(Task prompt) Lines containing the word "matplotlib" are to be counted; state their number and nothing further.
-------- Source records --------
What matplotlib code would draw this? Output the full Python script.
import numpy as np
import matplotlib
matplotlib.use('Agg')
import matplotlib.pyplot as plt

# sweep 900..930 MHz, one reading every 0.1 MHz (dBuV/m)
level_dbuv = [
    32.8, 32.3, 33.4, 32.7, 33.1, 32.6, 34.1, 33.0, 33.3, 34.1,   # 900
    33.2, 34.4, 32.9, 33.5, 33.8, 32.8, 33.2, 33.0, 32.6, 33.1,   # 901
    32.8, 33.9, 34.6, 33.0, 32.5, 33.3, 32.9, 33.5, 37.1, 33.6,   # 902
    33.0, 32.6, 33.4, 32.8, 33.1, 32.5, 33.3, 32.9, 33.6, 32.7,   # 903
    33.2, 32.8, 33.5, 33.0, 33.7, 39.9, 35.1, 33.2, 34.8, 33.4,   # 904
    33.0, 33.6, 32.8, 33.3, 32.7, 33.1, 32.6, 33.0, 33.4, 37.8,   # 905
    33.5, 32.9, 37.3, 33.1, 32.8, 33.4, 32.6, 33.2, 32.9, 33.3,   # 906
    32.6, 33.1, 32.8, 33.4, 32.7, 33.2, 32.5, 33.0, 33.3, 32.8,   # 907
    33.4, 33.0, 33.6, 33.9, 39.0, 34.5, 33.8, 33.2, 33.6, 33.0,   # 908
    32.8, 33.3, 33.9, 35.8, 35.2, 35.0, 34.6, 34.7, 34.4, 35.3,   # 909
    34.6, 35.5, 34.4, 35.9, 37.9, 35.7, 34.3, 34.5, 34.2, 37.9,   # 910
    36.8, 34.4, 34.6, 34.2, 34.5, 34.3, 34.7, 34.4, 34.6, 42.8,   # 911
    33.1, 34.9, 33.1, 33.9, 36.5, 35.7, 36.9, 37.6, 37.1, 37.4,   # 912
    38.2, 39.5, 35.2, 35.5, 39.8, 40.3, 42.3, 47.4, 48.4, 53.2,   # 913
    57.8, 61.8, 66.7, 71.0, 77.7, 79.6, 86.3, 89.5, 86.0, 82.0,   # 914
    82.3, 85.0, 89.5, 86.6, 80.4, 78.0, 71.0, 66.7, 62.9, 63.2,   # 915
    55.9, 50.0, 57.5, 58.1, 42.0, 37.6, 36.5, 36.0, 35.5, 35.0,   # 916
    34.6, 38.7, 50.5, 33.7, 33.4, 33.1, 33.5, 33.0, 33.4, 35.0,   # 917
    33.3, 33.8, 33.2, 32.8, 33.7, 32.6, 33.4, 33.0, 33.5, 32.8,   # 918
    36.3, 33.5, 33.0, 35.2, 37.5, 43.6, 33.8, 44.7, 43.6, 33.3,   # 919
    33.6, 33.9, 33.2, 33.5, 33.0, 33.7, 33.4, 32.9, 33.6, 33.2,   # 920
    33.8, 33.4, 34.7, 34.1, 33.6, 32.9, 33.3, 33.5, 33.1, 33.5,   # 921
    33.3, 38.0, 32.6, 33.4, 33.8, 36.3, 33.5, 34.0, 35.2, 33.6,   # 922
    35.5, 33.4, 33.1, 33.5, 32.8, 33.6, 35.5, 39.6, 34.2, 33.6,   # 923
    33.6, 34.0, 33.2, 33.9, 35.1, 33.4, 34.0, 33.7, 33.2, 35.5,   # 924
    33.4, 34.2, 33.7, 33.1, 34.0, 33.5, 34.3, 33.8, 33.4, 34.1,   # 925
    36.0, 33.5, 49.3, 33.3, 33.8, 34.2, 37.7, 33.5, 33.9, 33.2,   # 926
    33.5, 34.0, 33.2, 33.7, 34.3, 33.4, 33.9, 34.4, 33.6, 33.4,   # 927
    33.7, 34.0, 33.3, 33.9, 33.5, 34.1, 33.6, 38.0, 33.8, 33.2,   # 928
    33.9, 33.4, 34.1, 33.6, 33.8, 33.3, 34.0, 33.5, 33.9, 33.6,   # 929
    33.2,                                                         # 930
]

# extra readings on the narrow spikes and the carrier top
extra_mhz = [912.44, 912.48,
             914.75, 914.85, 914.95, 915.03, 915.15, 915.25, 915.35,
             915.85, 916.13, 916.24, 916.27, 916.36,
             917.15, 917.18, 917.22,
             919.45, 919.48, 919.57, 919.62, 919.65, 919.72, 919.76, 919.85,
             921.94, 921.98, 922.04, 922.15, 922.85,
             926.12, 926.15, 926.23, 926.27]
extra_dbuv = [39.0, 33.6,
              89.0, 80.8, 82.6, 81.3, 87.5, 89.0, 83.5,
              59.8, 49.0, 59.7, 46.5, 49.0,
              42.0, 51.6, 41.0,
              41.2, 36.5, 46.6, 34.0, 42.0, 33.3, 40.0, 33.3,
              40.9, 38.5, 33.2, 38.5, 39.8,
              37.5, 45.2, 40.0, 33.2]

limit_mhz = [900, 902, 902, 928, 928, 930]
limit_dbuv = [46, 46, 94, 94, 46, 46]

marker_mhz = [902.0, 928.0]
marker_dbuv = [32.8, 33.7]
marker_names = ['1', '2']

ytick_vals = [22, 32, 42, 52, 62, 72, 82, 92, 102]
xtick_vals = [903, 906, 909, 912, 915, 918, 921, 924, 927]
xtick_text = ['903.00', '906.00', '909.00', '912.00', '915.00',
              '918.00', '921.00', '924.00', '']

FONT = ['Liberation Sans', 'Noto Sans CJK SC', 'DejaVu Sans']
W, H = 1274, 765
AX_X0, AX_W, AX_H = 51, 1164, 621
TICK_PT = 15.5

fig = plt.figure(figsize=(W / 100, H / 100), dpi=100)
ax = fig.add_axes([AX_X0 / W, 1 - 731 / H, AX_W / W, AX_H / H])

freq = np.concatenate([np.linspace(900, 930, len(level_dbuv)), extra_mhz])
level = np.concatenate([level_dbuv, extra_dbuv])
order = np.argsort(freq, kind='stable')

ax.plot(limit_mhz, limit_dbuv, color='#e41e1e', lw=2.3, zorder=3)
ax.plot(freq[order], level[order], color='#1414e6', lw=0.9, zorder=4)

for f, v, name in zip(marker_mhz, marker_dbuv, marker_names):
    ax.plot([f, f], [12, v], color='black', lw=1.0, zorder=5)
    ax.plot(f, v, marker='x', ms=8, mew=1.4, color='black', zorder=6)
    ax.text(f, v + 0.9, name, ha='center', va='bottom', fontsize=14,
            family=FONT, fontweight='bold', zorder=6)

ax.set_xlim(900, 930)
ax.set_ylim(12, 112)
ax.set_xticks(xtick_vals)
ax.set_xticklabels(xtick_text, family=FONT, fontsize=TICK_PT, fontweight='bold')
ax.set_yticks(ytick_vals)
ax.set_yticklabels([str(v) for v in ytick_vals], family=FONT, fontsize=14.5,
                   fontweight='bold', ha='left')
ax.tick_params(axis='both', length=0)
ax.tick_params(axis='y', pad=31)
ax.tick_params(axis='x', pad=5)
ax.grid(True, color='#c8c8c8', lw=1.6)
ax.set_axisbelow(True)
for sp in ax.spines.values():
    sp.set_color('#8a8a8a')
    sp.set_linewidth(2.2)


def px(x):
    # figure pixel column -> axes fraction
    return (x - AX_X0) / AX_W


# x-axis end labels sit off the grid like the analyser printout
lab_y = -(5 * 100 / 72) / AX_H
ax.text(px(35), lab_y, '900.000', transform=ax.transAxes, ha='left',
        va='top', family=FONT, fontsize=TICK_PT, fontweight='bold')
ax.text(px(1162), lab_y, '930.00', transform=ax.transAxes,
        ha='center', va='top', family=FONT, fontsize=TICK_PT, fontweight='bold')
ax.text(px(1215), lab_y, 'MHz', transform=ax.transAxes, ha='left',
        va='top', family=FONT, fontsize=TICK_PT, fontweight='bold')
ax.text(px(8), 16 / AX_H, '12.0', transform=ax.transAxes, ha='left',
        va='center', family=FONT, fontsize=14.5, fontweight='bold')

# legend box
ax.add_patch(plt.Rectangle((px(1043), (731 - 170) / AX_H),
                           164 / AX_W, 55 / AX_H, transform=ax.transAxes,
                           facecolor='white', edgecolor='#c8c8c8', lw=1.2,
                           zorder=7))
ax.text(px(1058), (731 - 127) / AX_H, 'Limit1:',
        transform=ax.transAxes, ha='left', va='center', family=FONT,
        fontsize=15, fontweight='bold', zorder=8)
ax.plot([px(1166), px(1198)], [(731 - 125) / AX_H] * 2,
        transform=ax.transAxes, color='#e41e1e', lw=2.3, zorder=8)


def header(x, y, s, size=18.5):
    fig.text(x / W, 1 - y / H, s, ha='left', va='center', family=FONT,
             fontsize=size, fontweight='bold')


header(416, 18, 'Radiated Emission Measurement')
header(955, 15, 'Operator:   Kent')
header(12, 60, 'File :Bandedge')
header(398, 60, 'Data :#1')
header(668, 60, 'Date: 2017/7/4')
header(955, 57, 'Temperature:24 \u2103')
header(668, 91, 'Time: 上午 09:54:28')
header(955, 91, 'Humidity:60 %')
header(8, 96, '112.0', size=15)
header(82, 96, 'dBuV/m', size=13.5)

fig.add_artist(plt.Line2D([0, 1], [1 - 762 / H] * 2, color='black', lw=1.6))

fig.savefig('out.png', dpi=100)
--------
-------- Source records --------
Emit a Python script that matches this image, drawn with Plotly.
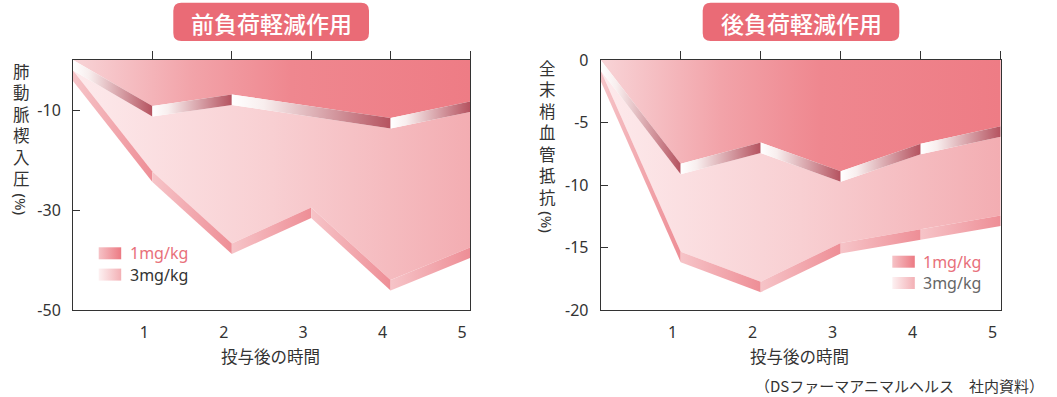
--------
(Exercise answer) 4